A consistent read is a read of a block "as of a point in time".
So, say this happens:
time activity
-------- ------------
t1 open cursor for select * from one_row_table;
t2 someone updates and commits that one row
t3 someone updates and commits that one row
t4 someone updates that one row
t5 fetch from cursor
we opened the cursor at time T1. The buffers fetched for that cursor will be as of time T1. At times t2, t3, t4 - we modified that block - note that we have not read that block for that cursor opened at t1 yet, we've just opened a cursor.
Now, at time T5 we go to read the block for that one row table we might:
a) find that the block is not in the cache and do a PIO to get it into the cache
b) do the LIO to retrieve it from the cache
c) discover that it is "too new" (it has changes made at t4, it has to be as of t1)
d) we retrieve the block of UNDO that can undo this.
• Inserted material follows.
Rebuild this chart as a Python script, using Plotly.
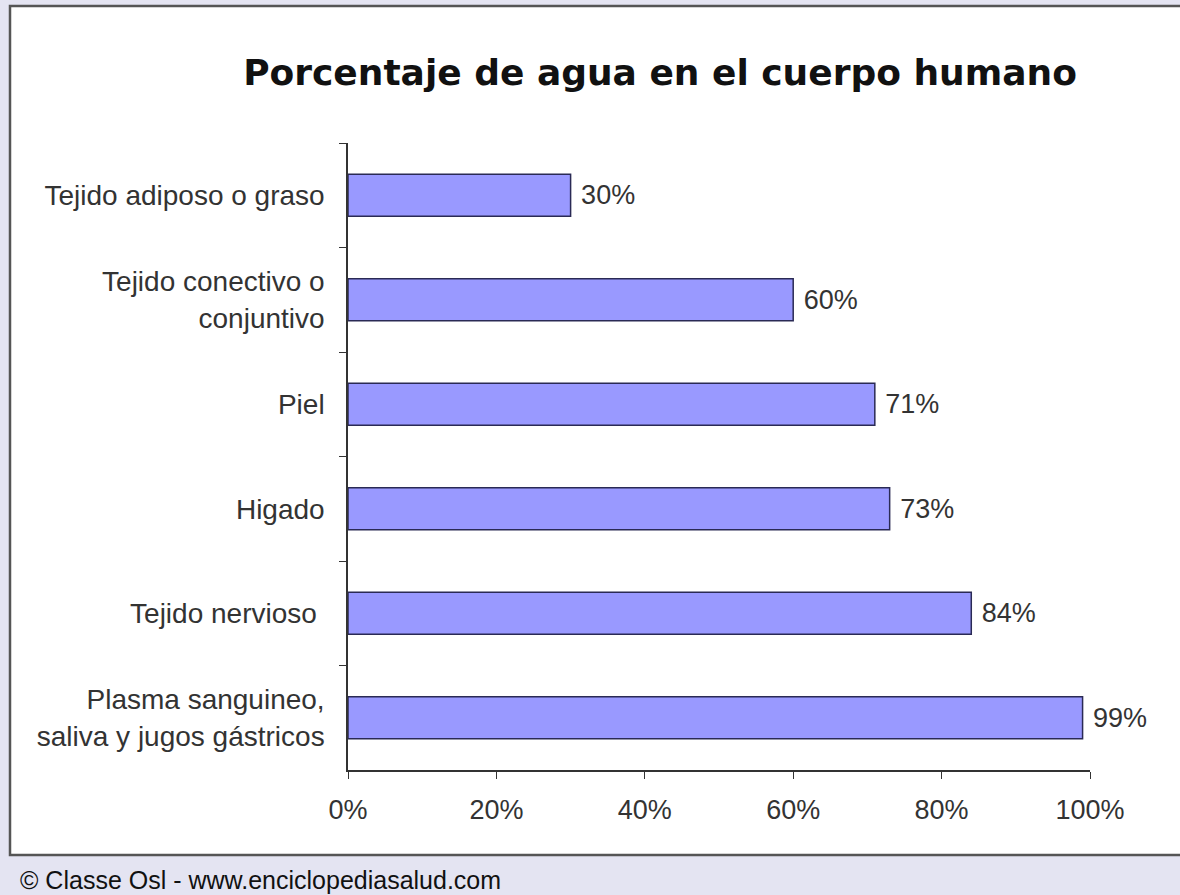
import plotly.graph_objects as go

categories = [
    "Tejido adiposo o graso",
    "Tejido conectivo o<br>conjuntivo",
    "Piel",
    "Higado",
    "Tejido nervioso ",
    "Plasma sanguineo,<br>saliva y jugos gástricos",
]
values = [30, 60, 71, 73, 84, 99]
x_ticks = [0, 20, 40, 60, 80, 100]
x_tick_labels = ["0%", "20%", "40%", "60%", "80%", "100%"]
title = "Porcentaje de agua en el cuerpo humano"
footer = "© Classe Osl - www.enciclopediasalud.com"

W, H = 1180, 895
L, T = 348, 143
R = W - 1090
B = H - 770
pw, ph = W - L - R, H - T - B

def px2x(px):
    return (px - L) / pw

def py2y(py):
    return (H - B - py) / ph

FONT = "Liberation Sans, Arial"
BG = "#E4E4F2"

fig = go.Figure()
fig.add_trace(go.Bar(
    y=categories, x=values, orientation="h",
    marker=dict(color="#9999FF", line=dict(color="#2a2a55", width=1.5)),
    text=[f" {v}%" for v in values], textposition="outside",
    textfont=dict(family=FONT, size=27, color="#333333"),
    cliponaxis=False,
))

fig.update_layout(
    width=W, height=H,
    margin=dict(l=L, r=R, t=T, b=B),
    paper_bgcolor=BG,
    plot_bgcolor="white",
    showlegend=False,
    bargap=0.6,
    font=dict(family=FONT, size=27, color="#333333"),
    title=dict(text=f"<b>{title}</b>", x=660 / W, xref="container", xanchor="center",
               y=1 - 72 / H, yref="container", yanchor="middle",
               font=dict(family="DejaVu Sans", size=36, color="#111111")),
    xaxis=dict(range=[0, 100], tickvals=x_ticks, ticktext=x_tick_labels,
               showgrid=False, zeroline=False, showline=True, linecolor="#333333",
               linewidth=1.5, ticks="outside", ticklen=7, tickcolor="#333333",
               tickfont=dict(family=FONT, size=27, color="#333333"), fixedrange=True,
               ticklabelstandoff=8),
    yaxis=dict(autorange="reversed", showgrid=False, showline=True,
               linecolor="#333333", linewidth=1.5, ticks="outside", ticklen=7,
               tickcolor="#333333", tickson="boundaries",
               tickfont=dict(family=FONT, size=28, color="#333333"), ticklabelstandoff=16),
    shapes=[dict(type="rect", xref="paper", yref="paper", layer="below",
                 x0=px2x(10), x1=px2x(1200), y0=py2y(855), y1=py2y(6),
                 fillcolor="white", line=dict(color="#555555", width=2.5))],
    annotations=[dict(text=footer, xref="paper", yref="paper",
                      x=px2x(18), y=py2y(864), xanchor="left", yanchor="top",
                      showarrow=False,
                      font=dict(family=FONT, size=25, color="#111111"))],
)

fig.write_html(
    "out.html",
    config={"displayModeBar": False},
    post_script=f"document.body.style.margin='0';document.body.style.background='{BG}';",
)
This MIGHT incur another physical IO to read the undo back into the cache, followed by a LIO to get the undo block from the cache.
e) we roll the block back and discover it is as of time t3 - still too new
f) we repeat c-d-e
g) block is as of t2 now, we repeat c-d-e
h) block is as of t1 now - we are done, we use that copy.
so, we might have done:
1 PIO to get current version of block into cache
1 LIO to retrieve that version of the block from cache
3 PIO's to read UNDO into cache plus
3 LIO's to retrieve UNDO from cache
for a total of 4 PIO's and 4 LIO's.
the LIO's will be reported as "consistent gets" or "query mode" gets in tkprof.
On the other hand, we might (given the SAME sequence t1..t5)
a) find the block is in the cache - so no PIO needed
b) find the block is in the cache MULTIPLE times as of different points in time
c) find the block is in the cache as of the point in time we need
and do one LIO to do that consistent get.
So, we might do anywhere from 0..4 PIO's and 1..4 LIO's to do that consistent get.
In answer to your 1..4 then
1) it depends, it depends on what version of the blocks are in the cache and what is in the cache and how much work we have to do to get the blocks in the cache as of the right point in time.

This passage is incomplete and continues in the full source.